## Goal
From the entries below, report how many lines contain the string "document". Give only that number.
--- start Information supplied ---
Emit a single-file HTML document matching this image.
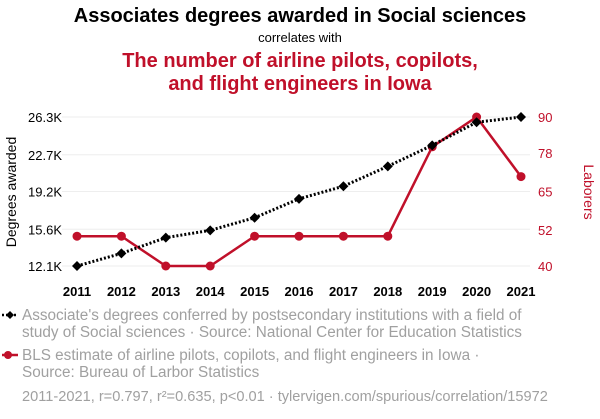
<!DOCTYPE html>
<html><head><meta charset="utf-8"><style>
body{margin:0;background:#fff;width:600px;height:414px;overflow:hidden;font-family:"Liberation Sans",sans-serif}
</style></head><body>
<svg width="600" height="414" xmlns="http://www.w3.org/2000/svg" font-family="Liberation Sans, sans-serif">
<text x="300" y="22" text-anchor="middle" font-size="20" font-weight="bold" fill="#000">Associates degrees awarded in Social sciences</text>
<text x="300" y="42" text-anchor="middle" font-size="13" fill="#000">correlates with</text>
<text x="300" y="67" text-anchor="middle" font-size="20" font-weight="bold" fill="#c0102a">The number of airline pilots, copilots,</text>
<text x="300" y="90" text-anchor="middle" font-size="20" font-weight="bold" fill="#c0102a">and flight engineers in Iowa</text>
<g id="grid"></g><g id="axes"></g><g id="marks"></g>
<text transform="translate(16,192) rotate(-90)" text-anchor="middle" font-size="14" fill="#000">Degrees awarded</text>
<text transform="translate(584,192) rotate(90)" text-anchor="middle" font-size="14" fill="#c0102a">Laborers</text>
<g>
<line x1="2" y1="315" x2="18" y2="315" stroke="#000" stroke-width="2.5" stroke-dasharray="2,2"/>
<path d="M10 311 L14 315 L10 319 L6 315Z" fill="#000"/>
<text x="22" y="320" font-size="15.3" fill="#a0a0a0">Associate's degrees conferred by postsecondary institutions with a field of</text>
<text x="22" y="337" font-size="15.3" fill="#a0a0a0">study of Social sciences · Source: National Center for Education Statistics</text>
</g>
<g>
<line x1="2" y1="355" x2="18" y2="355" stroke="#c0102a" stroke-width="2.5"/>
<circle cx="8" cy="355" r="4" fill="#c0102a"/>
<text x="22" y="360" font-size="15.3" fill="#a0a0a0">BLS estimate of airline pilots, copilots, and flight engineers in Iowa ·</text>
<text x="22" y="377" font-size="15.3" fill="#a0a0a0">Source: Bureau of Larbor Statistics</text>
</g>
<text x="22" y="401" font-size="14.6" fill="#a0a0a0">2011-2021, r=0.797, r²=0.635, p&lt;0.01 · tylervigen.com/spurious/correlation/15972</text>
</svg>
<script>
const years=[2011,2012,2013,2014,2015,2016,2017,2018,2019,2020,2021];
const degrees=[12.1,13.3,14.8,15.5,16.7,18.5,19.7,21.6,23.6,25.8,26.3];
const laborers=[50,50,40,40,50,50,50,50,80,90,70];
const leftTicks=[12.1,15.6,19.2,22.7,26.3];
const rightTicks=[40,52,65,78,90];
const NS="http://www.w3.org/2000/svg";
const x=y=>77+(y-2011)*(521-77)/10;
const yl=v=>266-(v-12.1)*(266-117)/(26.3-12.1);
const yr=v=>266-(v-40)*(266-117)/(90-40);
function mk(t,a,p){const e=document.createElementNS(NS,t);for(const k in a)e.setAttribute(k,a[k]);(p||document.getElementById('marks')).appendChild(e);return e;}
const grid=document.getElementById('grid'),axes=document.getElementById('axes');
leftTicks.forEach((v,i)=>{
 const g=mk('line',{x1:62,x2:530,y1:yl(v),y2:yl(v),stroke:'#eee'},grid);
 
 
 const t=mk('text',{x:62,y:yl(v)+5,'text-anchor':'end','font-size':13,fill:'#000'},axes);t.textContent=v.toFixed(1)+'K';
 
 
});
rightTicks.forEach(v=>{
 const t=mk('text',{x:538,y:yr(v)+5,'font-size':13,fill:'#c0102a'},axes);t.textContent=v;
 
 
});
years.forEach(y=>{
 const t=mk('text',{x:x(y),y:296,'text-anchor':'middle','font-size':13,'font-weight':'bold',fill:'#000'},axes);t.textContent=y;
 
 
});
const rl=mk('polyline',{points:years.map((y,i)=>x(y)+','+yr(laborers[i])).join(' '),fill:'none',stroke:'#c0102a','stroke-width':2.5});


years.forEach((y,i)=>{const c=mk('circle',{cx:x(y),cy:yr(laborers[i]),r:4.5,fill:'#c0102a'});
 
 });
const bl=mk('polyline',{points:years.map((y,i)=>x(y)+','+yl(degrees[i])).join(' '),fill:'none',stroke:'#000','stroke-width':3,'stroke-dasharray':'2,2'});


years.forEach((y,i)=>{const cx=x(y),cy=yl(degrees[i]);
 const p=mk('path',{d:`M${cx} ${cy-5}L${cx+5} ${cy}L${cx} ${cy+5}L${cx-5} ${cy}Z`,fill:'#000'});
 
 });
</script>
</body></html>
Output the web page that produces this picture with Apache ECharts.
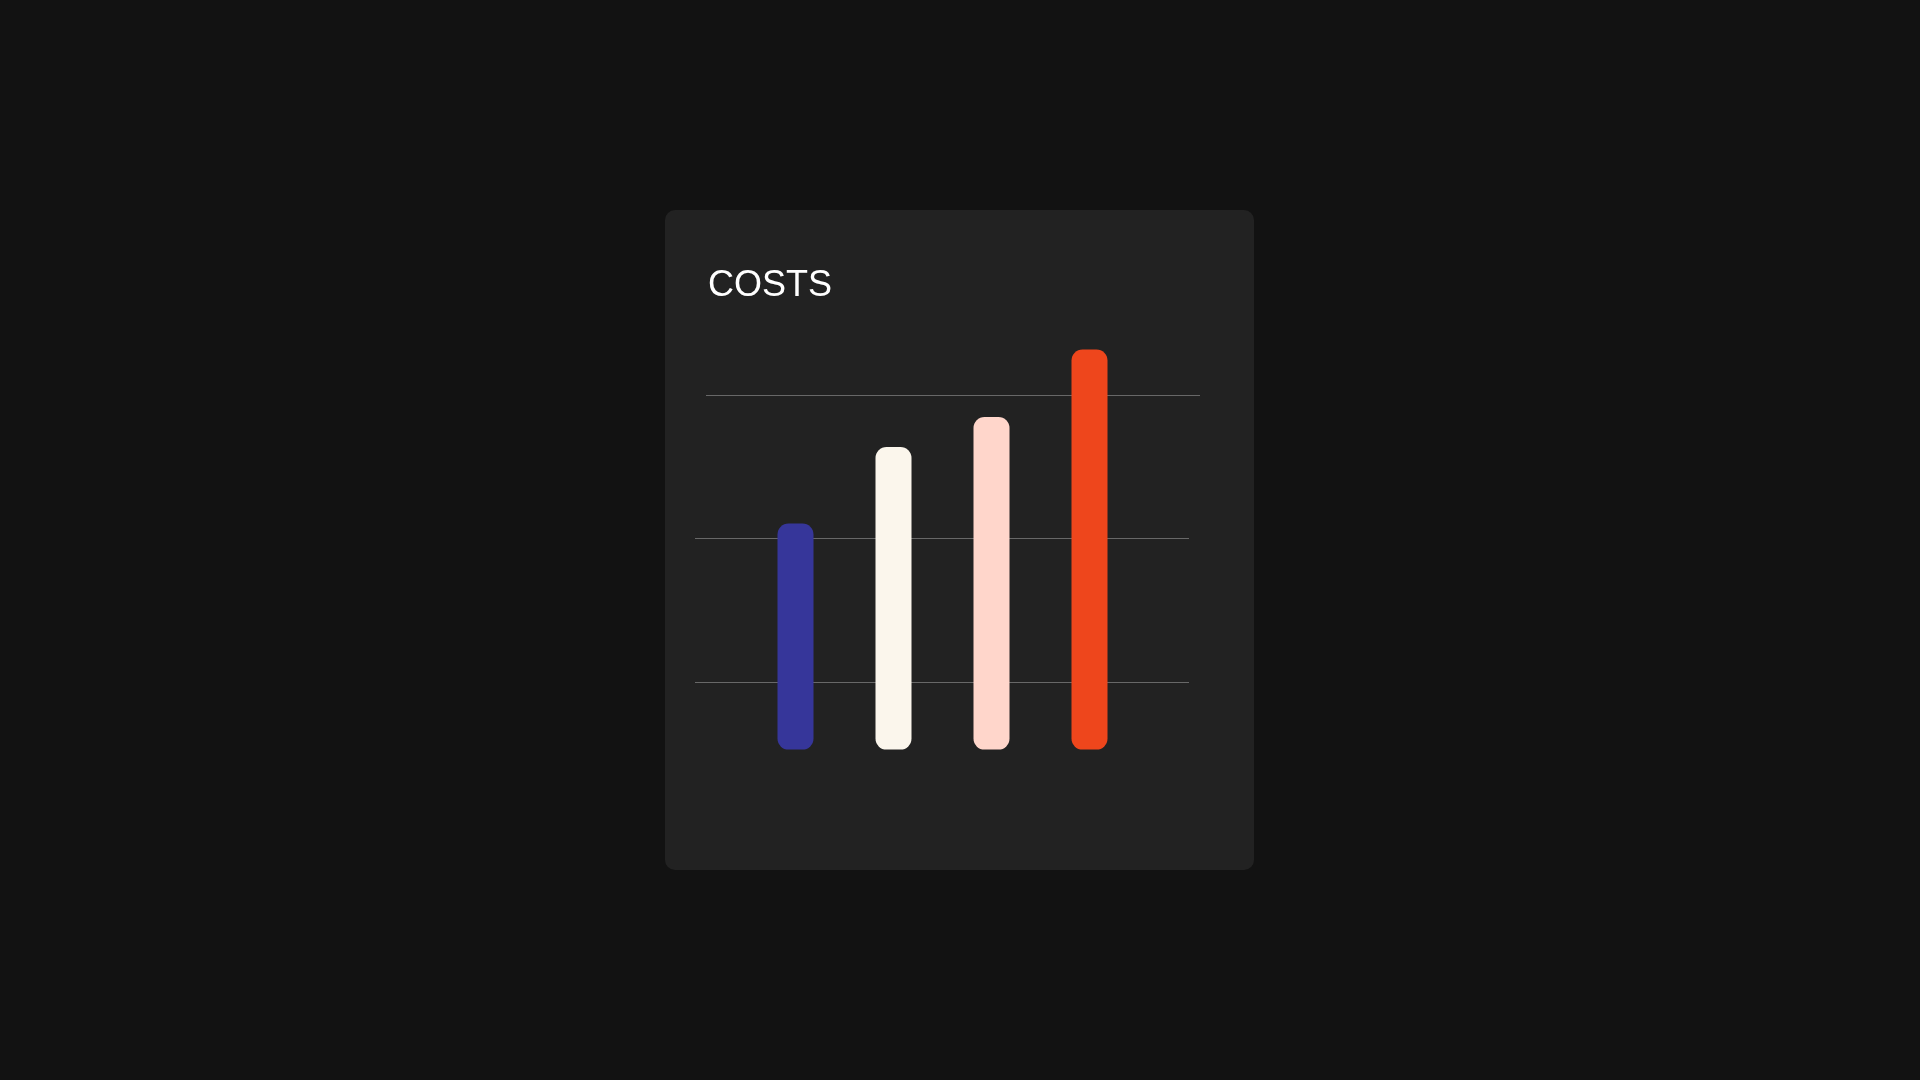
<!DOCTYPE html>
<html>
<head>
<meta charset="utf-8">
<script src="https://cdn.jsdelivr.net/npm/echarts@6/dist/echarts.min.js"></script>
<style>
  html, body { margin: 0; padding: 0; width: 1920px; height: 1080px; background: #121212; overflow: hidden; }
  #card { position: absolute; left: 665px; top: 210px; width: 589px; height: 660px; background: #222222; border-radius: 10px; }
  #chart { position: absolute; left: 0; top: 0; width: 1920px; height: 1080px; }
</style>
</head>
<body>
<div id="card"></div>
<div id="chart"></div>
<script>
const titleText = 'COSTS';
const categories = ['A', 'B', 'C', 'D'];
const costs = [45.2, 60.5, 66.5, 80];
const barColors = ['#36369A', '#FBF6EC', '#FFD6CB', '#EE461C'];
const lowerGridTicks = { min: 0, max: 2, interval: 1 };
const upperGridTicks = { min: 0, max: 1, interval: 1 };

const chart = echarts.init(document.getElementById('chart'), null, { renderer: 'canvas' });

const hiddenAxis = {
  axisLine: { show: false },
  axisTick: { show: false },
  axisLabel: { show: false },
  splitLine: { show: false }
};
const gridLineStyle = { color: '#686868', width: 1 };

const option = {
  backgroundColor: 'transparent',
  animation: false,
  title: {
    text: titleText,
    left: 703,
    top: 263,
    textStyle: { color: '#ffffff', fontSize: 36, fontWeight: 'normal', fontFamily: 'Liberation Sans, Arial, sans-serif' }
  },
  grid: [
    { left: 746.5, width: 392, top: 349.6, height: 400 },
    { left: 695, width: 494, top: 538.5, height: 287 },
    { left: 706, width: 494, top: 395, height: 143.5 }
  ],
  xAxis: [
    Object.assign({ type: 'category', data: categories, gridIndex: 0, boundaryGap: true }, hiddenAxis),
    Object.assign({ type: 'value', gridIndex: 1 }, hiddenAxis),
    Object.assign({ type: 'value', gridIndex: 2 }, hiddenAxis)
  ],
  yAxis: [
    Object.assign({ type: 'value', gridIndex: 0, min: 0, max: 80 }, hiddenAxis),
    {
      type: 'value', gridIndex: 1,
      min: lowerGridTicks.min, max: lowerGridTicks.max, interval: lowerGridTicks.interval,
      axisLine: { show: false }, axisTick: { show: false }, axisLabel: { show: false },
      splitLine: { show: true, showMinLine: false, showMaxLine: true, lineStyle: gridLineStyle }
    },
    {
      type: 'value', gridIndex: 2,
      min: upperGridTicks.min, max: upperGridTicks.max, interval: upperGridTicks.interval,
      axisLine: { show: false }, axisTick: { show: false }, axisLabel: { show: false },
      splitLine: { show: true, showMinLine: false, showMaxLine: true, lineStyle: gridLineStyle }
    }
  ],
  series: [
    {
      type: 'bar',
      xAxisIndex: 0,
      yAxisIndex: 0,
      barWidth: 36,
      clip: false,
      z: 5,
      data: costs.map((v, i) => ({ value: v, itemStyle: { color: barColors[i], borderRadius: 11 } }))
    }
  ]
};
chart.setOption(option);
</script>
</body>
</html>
--- end Information supplied ---
## Written response
4